- _Objective_
Every line below should be copied exactly; drop the pictures.

◇ ◇ ◇ ◇ ◇

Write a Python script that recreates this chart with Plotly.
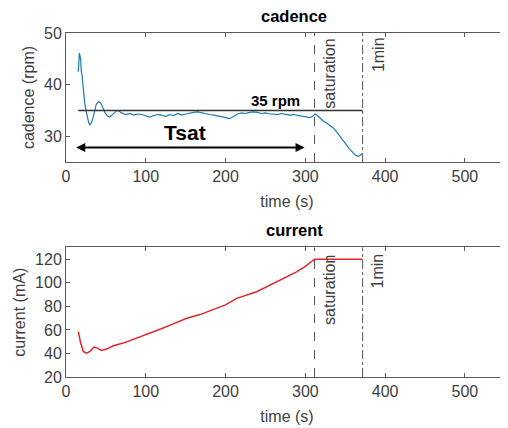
import plotly.graph_objects as go

# ---- data ----
cad_t = [15.4, 16.2, 16.8, 17.5, 18.4, 19.2, 20.0, 20.9, 22.0, 23.5, 25.0, 26.7, 28.5, 30.0, 32.0, 34.2,
         36.0, 38.0, 41.0, 43.0, 45.0, 47.0, 49.0, 52.0, 54.5, 57.0, 60.0, 63.0, 65.0, 67.0,
         70, 75, 80, 85, 90, 95, 100, 105, 110, 115, 120, 125, 130, 135, 140, 145, 150, 155, 160, 165,
         170, 175, 180, 185, 190, 195, 200, 205, 210, 215, 220, 225, 230, 235, 240, 245, 250, 255, 260,
         265, 270, 275, 280, 285, 290, 295, 300, 305, 309, 312, 315, 318, 322, 327, 331, 335, 339, 343,
         347, 351, 355, 359, 363, 366, 369, 371]
cad_v = [42.5, 45.2, 46.1, 45.6, 44.8, 42.5, 42.0, 40.5, 38.5, 36.4, 35.0, 33.8, 32.6, 32.2, 32.6, 33.8,
         35.2, 36.2, 36.7, 36.5, 36.0, 35.2, 34.5, 33.9, 33.7, 34.0, 34.5, 34.9, 35.0, 34.8,
         34.5, 34.2, 34.4, 34.1, 34.3, 34.2, 34.0, 33.7, 34.0, 34.2, 34.1, 33.8, 34.2, 34.0, 34.4, 34.1,
         34.3, 34.5, 34.6, 34.7, 34.5, 34.4, 34.2, 34.1, 34.0, 33.8, 33.6, 33.4, 33.8, 34.3, 34.5, 34.4,
         34.6, 34.7, 34.6, 34.4, 34.5, 34.3, 34.3, 34.2, 34.4, 34.2, 34.1, 34.2, 34.0, 33.9, 33.8, 33.6,
         33.8, 34.3, 34.0, 33.5, 33.0, 32.5, 32.1, 31.6, 30.9, 30.0, 29.2, 28.4, 27.6, 26.9, 26.3, 26.1,
         26.3, 26.6]

cur_t = [15.4, 18.4, 21.7, 25.9, 30.0, 35.0, 39.2, 44.7, 51.0, 59.3, 71.8, 88.6, 101.0, 117.8, 134.5,
         151.2, 168.0, 184.6, 199.0, 207.0, 214.0, 239.0, 264.0, 289.0, 300.0, 310.0, 311.5, 371.8]
cur_v = [58.6, 48.8, 41.7, 40.3, 41.7, 45.4, 44.5, 42.5, 43.7, 46.5, 48.8, 53.0, 55.8, 60.6, 65.1,
         69.9, 73.0, 77.2, 81.0, 84.0, 86.8, 92.4, 100.9, 109.3, 114.0, 119.8, 120.0, 120.0]

t_sat = 311.5
t_1min = 371.8
ref_rpm = 35
x_range = [0, 554]
cad_range = [25, 50]
cad_ticks = [30, 40, 50]
cur_range = [20, 130]
cur_ticks = [20, 40, 60, 80, 100, 120]
x_ticks = [0, 100, 200, 300, 400, 500]

FONT = "Arial, Liberation Sans, sans-serif"
AX = "#595959"
TXT = "#404040"
FS = 16

fig = go.Figure()
fig.add_trace(go.Scatter(x=cad_t, y=cad_v, mode="lines", line=dict(color="#1f77b4", width=1.2),
                         xaxis="x", yaxis="y", showlegend=False))
fig.add_trace(go.Scatter(x=cur_t, y=cur_v, mode="lines", line=dict(color="#e0262b", width=1.5),
                         xaxis="x2", yaxis="y2", showlegend=False))

def xax(anchor):
    return dict(range=x_range, tickvals=x_ticks, ticks="inside", ticklen=4, tickcolor=AX,
                showline=True, linecolor=AX, linewidth=1, mirror="ticks", showgrid=False,
                zeroline=False, tickfont=dict(family=FONT, size=FS, color=TXT), automargin=False,
                title=dict(text="time (s)", font=dict(family=FONT, size=FS, color=TXT), standoff=11),
                anchor=anchor)

def yax(rng, ticks, title, domain, anchor):
    return dict(range=rng, tickvals=ticks, ticks="inside", ticklen=4, tickcolor=AX,
                showline=True, linecolor=AX, linewidth=1, mirror=False, showgrid=False,
                zeroline=False, tickfont=dict(family=FONT, size=FS, color=TXT), automargin=False,
                title=dict(text=title, font=dict(family=FONT, size=FS, color=TXT), standoff=5),
                domain=domain, anchor=anchor)

# the page body has an 8px margin, so the figure is 8px smaller and offset
fig.update_layout(
    width=500, height=420,
    margin=dict(l=58, r=0, t=25, b=51, autoexpand=False),
    paper_bgcolor="white", plot_bgcolor="white",
    xaxis=xax("y"),
    yaxis=yax(cad_range, cad_ticks, "cadence (rpm)", [0.625, 1.0], "x"),
    xaxis2=xax("y2"),
    yaxis2=yax(cur_range, cur_ticks, "current (mA)", [0.0, 0.3765], "x2"),
    yaxis3=dict(range=cad_range, tickvals=cad_ticks, overlaying="y", side="right", anchor="x",
                ticks="inside", ticklen=3, tickcolor=AX, showline=False, showticklabels=False,
                showgrid=False, zeroline=False, automargin=False),
    yaxis4=dict(range=cur_range, tickvals=cur_ticks, overlaying="y2", side="right", anchor="x2",
                ticks="inside", ticklen=3, tickcolor=AX, showline=False, showticklabels=False,
                showgrid=False, zeroline=False, automargin=False),
)
fig.add_trace(go.Scatter(x=[None], y=[None], xaxis="x", yaxis="y3", showlegend=False, hoverinfo="skip"))
fig.add_trace(go.Scatter(x=[None], y=[None], xaxis="x2", yaxis="y4", showlegend=False, hoverinfo="skip"))

shapes = []
for xr, yr in [("x", "y"), ("x2", "y2")]:
    shapes.append(dict(type="line", xref=xr, yref=yr + " domain", x0=t_sat, x1=t_sat, y0=0, y1=1,
                       line=dict(color="#555555", width=1, dash="dash")))
    shapes.append(dict(type="line", xref=xr, yref=yr + " domain", x0=t_1min, x1=t_1min, y0=0, y1=1,
                       line=dict(color="#555555", width=1, dash="dashdot")))
shapes.append(dict(type="line", xref="x", yref="y", x0=cad_t[0], x1=t_1min, y0=ref_rpm, y1=ref_rpm,
                   line=dict(color="#333333", width=1.5)))
fig.update_layout(shapes=shapes)

ann = []
ann.append(dict(text="<b>cadence</b>", xref="paper", yref="paper", x=0.516, y=1.0, yshift=17,
                yanchor="middle", showarrow=False, font=dict(family=FONT, size=16.5, color="black")))
ann.append(dict(text="<b>current</b>", xref="paper", yref="paper", x=0.516, y=0.3765, yshift=17,
                yanchor="middle", showarrow=False, font=dict(family=FONT, size=16.5, color="black")))
ann.append(dict(text="<b>35 rpm</b>", xref="x", yref="y", x=263, y=37.0, showarrow=False,
                font=dict(family=FONT, size=15, color="black")))
ann.append(dict(text="<b>Tsat</b>", xref="x", yref="y", x=149, y=30.65, showarrow=False,
                font=dict(family=FONT, size=21, color="black")))
ann.append(dict(text="", xref="x", yref="y", x=299, y=27.8, ax=11, ay=27.8, axref="x", ayref="y",
                showarrow=True, arrowhead=2, arrowside="end+start", arrowsize=0.9, arrowwidth=2,
                arrowcolor="black"))
for xr, yr, ys, ym in [("x", "y", 42.1, 45.9), ("x2", "y2", 93.9, 110.4)]:
    ann.append(dict(text="saturation", xref=xr, yref=yr, x=330.8, y=ys, textangle=-90, showarrow=False,
                    font=dict(family=FONT, size=16, color=TXT)))
    ann.append(dict(text="1min", xref=xr, yref=yr, x=391, y=ym, textangle=-90, showarrow=False,
                    font=dict(family=FONT, size=16, color=TXT)))
fig.update_layout(annotations=ann)

fig.write_html("out.html")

◇ ◇ ◇ ◇ ◇

- _Completed task_
Write a Python script that recreates this chart with Plotly.
import plotly.graph_objects as go

# ---- data ----
cad_t = [15.4, 16.2, 16.8, 17.5, 18.4, 19.2, 20.0, 20.9, 22.0, 23.5, 25.0, 26.7, 28.5, 30.0, 32.0, 34.2,
         36.0, 38.0, 41.0, 43.0, 45.0, 47.0, 49.0, 52.0, 54.5, 57.0, 60.0, 63.0, 65.0, 67.0,
         70, 75, 80, 85, 90, 95, 100, 105, 110, 115, 120, 125, 130, 135, 140, 145, 150, 155, 160, 165,
         170, 175, 180, 185, 190, 195, 200, 205, 210, 215, 220, 225, 230, 235, 240, 245, 250, 255, 260,
         265, 270, 275, 280, 285, 290, 295, 300, 305, 309, 312, 315, 318, 322, 327, 331, 335, 339, 343,
         347, 351, 355, 359, 363, 366, 369, 371]
cad_v = [42.5, 45.2, 46.1, 45.6, 44.8, 42.5, 42.0, 40.5, 38.5, 36.4, 35.0, 33.8, 32.6, 32.2, 32.6, 33.8,
         35.2, 36.2, 36.7, 36.5, 36.0, 35.2, 34.5, 33.9, 33.7, 34.0, 34.5, 34.9, 35.0, 34.8,
         34.5, 34.2, 34.4, 34.1, 34.3, 34.2, 34.0, 33.7, 34.0, 34.2, 34.1, 33.8, 34.2, 34.0, 34.4, 34.1,
         34.3, 34.5, 34.6, 34.7, 34.5, 34.4, 34.2, 34.1, 34.0, 33.8, 33.6, 33.4, 33.8, 34.3, 34.5, 34.4,
         34.6, 34.7, 34.6, 34.4, 34.5, 34.3, 34.3, 34.2, 34.4, 34.2, 34.1, 34.2, 34.0, 33.9, 33.8, 33.6,
         33.8, 34.3, 34.0, 33.5, 33.0, 32.5, 32.1, 31.6, 30.9, 30.0, 29.2, 28.4, 27.6, 26.9, 26.3, 26.1,
         26.3, 26.6]

cur_t = [15.4, 18.4, 21.7, 25.9, 30.0, 35.0, 39.2, 44.7, 51.0, 59.3, 71.8, 88.6, 101.0, 117.8, 134.5,
         151.2, 168.0, 184.6, 199.0, 207.0, 214.0, 239.0, 264.0, 289.0, 300.0, 310.0, 311.5, 371.8]
cur_v = [58.6, 48.8, 41.7, 40.3, 41.7, 45.4, 44.5, 42.5, 43.7, 46.5, 48.8, 53.0, 55.8, 60.6, 65.1,
         69.9, 73.0, 77.2, 81.0, 84.0, 86.8, 92.4, 100.9, 109.3, 114.0, 119.8, 120.0, 120.0]

t_sat = 311.5
t_1min = 371.8
ref_rpm = 35
x_range = [0, 554]
cad_range = [25, 50]
cad_ticks = [30, 40, 50]
cur_range = [20, 130]
cur_ticks = [20, 40, 60, 80, 100, 120]
x_ticks = [0, 100, 200, 300, 400, 500]

FONT = "Arial, Liberation Sans, sans-serif"
AX = "#595959"
TXT = "#404040"
FS = 16

fig = go.Figure()
fig.add_trace(go.Scatter(x=cad_t, y=cad_v, mode="lines", line=dict(color="#1f77b4", width=1.2),
                         xaxis="x", yaxis="y", showlegend=False))
fig.add_trace(go.Scatter(x=cur_t, y=cur_v, mode="lines", line=dict(color="#e0262b", width=1.5),
                         xaxis="x2", yaxis="y2", showlegend=False))

def xax(anchor):
    return dict(range=x_range, tickvals=x_ticks, ticks="inside", ticklen=4, tickcolor=AX,
                showline=True, linecolor=AX, linewidth=1, mirror="ticks", showgrid=False,
                zeroline=False, tickfont=dict(family=FONT, size=FS, color=TXT), automargin=False,
                title=dict(text="time (s)", font=dict(family=FONT, size=FS, color=TXT), standoff=11),
                anchor=anchor)

def yax(rng, ticks, title, domain, anchor):
    return dict(range=rng, tickvals=ticks, ticks="inside", ticklen=4, tickcolor=AX,
                showline=True, linecolor=AX, linewidth=1, mirror=False, showgrid=False,
                zeroline=False, tickfont=dict(family=FONT, size=FS, color=TXT), automargin=False,
                title=dict(text=title, font=dict(family=FONT, size=FS, color=TXT), standoff=5),
                domain=domain, anchor=anchor)

# the page body has an 8px margin, so the figure is 8px smaller and offset
fig.update_layout(
    width=500, height=420,
    margin=dict(l=58, r=0, t=25, b=51, autoexpand=False),
    paper_bgcolor="white", plot_bgcolor="white",
    xaxis=xax("y"),
    yaxis=yax(cad_range, cad_ticks, "cadence (rpm)", [0.625, 1.0], "x"),
    xaxis2=xax("y2"),
    yaxis2=yax(cur_range, cur_ticks, "current (mA)", [0.0, 0.3765], "x2"),
    yaxis3=dict(range=cad_range, tickvals=cad_ticks, overlaying="y", side="right", anchor="x",
                ticks="inside", ticklen=3, tickcolor=AX, showline=False, showticklabels=False,
                showgrid=False, zeroline=False, automargin=False),
    yaxis4=dict(range=cur_range, tickvals=cur_ticks, overlaying="y2", side="right", anchor="x2",
                ticks="inside", ticklen=3, tickcolor=AX, showline=False, showticklabels=False,
                showgrid=False, zeroline=False, automargin=False),
)
fig.add_trace(go.Scatter(x=[None], y=[None], xaxis="x", yaxis="y3", showlegend=False, hoverinfo="skip"))
fig.add_trace(go.Scatter(x=[None], y=[None], xaxis="x2", yaxis="y4", showlegend=False, hoverinfo="skip"))

shapes = []
for xr, yr in [("x", "y"), ("x2", "y2")]:
    shapes.append(dict(type="line", xref=xr, yref=yr + " domain", x0=t_sat, x1=t_sat, y0=0, y1=1,
                       line=dict(color="#555555", width=1, dash="dash")))
    shapes.append(dict(type="line", xref=xr, yref=yr + " domain", x0=t_1min, x1=t_1min, y0=0, y1=1,
                       line=dict(color="#555555", width=1, dash="dashdot")))
shapes.append(dict(type="line", xref="x", yref="y", x0=cad_t[0], x1=t_1min, y0=ref_rpm, y1=ref_rpm,
                   line=dict(color="#333333", width=1.5)))
fig.update_layout(shapes=shapes)

ann = []
ann.append(dict(text="<b>cadence</b>", xref="paper", yref="paper", x=0.516, y=1.0, yshift=17,
                yanchor="middle", showarrow=False, font=dict(family=FONT, size=16.5, color="black")))
ann.append(dict(text="<b>current</b>", xref="paper", yref="paper", x=0.516, y=0.3765, yshift=17,
                yanchor="middle", showarrow=False, font=dict(family=FONT, size=16.5, color="black")))
ann.append(dict(text="<b>35 rpm</b>", xref="x", yref="y", x=263, y=37.0, showarrow=False,
                font=dict(family=FONT, size=15, color="black")))
ann.append(dict(text="<b>Tsat</b>", xref="x", yref="y", x=149, y=30.65, showarrow=False,
                font=dict(family=FONT, size=21, color="black")))
ann.append(dict(text="", xref="x", yref="y", x=299, y=27.8, ax=11, ay=27.8, axref="x", ayref="y",
                showarrow=True, arrowhead=2, arrowside="end+start", arrowsize=0.9, arrowwidth=2,
                arrowcolor="black"))
for xr, yr, ys, ym in [("x", "y", 42.1, 45.9), ("x2", "y2", 93.9, 110.4)]:
    ann.append(dict(text="saturation", xref=xr, yref=yr, x=330.8, y=ys, textangle=-90, showarrow=False,
                    font=dict(family=FONT, size=16, color=TXT)))
    ann.append(dict(text="1min", xref=xr, yref=yr, x=391, y=ym, textangle=-90, showarrow=False,
                    font=dict(family=FONT, size=16, color=TXT)))
fig.update_layout(annotations=ann)

fig.write_html("out.html")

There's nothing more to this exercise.